Direction
Your output is the lines from the first one to the one containing "import pandas as pd", repeated exactly, with images left out.

Data for processing
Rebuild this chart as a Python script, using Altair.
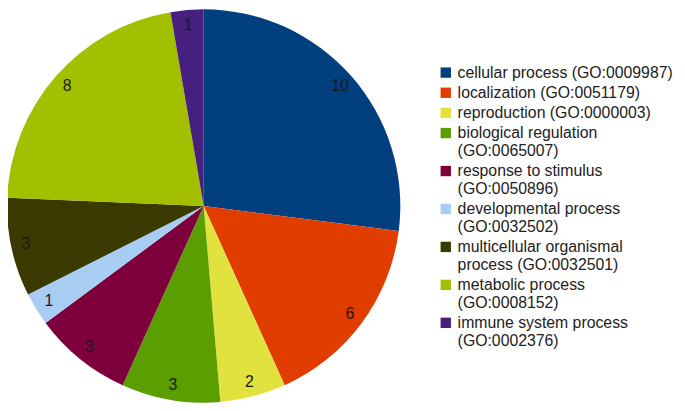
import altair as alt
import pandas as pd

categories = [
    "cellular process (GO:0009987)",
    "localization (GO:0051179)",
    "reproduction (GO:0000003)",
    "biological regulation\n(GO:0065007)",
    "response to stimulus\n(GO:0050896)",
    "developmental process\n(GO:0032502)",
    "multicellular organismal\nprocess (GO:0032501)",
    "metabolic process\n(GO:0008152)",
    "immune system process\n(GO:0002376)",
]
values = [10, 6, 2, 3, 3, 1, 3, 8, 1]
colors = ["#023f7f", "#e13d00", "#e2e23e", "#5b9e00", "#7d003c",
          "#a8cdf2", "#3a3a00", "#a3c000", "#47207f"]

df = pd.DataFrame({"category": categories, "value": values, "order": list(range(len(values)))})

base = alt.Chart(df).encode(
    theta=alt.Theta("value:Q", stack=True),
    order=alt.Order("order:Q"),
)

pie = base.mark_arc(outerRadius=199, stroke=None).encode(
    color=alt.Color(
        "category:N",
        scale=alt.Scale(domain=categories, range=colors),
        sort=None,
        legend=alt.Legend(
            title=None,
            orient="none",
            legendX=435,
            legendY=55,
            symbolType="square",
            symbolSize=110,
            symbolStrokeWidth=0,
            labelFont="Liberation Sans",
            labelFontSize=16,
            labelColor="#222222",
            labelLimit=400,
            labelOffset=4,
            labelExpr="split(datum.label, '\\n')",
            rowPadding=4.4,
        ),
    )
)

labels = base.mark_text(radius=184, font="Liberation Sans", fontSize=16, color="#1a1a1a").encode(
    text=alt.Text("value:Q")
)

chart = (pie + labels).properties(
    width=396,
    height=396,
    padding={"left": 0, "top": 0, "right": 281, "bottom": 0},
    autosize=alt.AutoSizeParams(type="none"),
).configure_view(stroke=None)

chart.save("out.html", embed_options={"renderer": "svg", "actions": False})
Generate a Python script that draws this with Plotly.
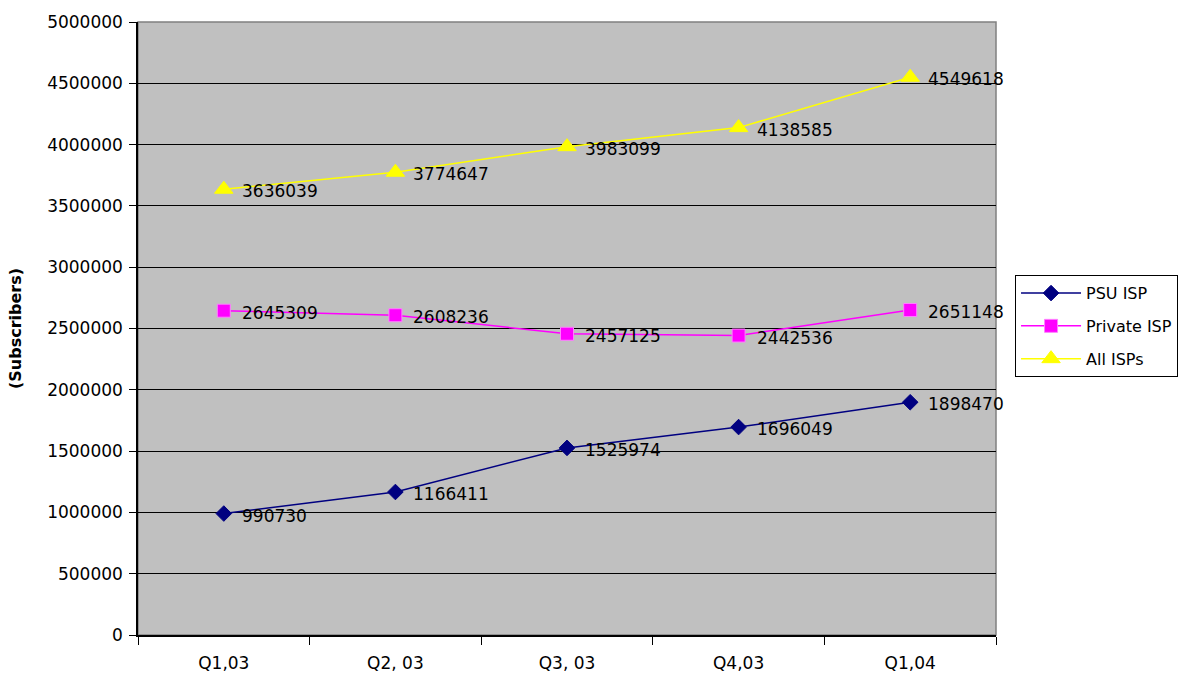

In response
Rebuild this chart as a Python script, using Altair.
import altair as alt
import pandas as pd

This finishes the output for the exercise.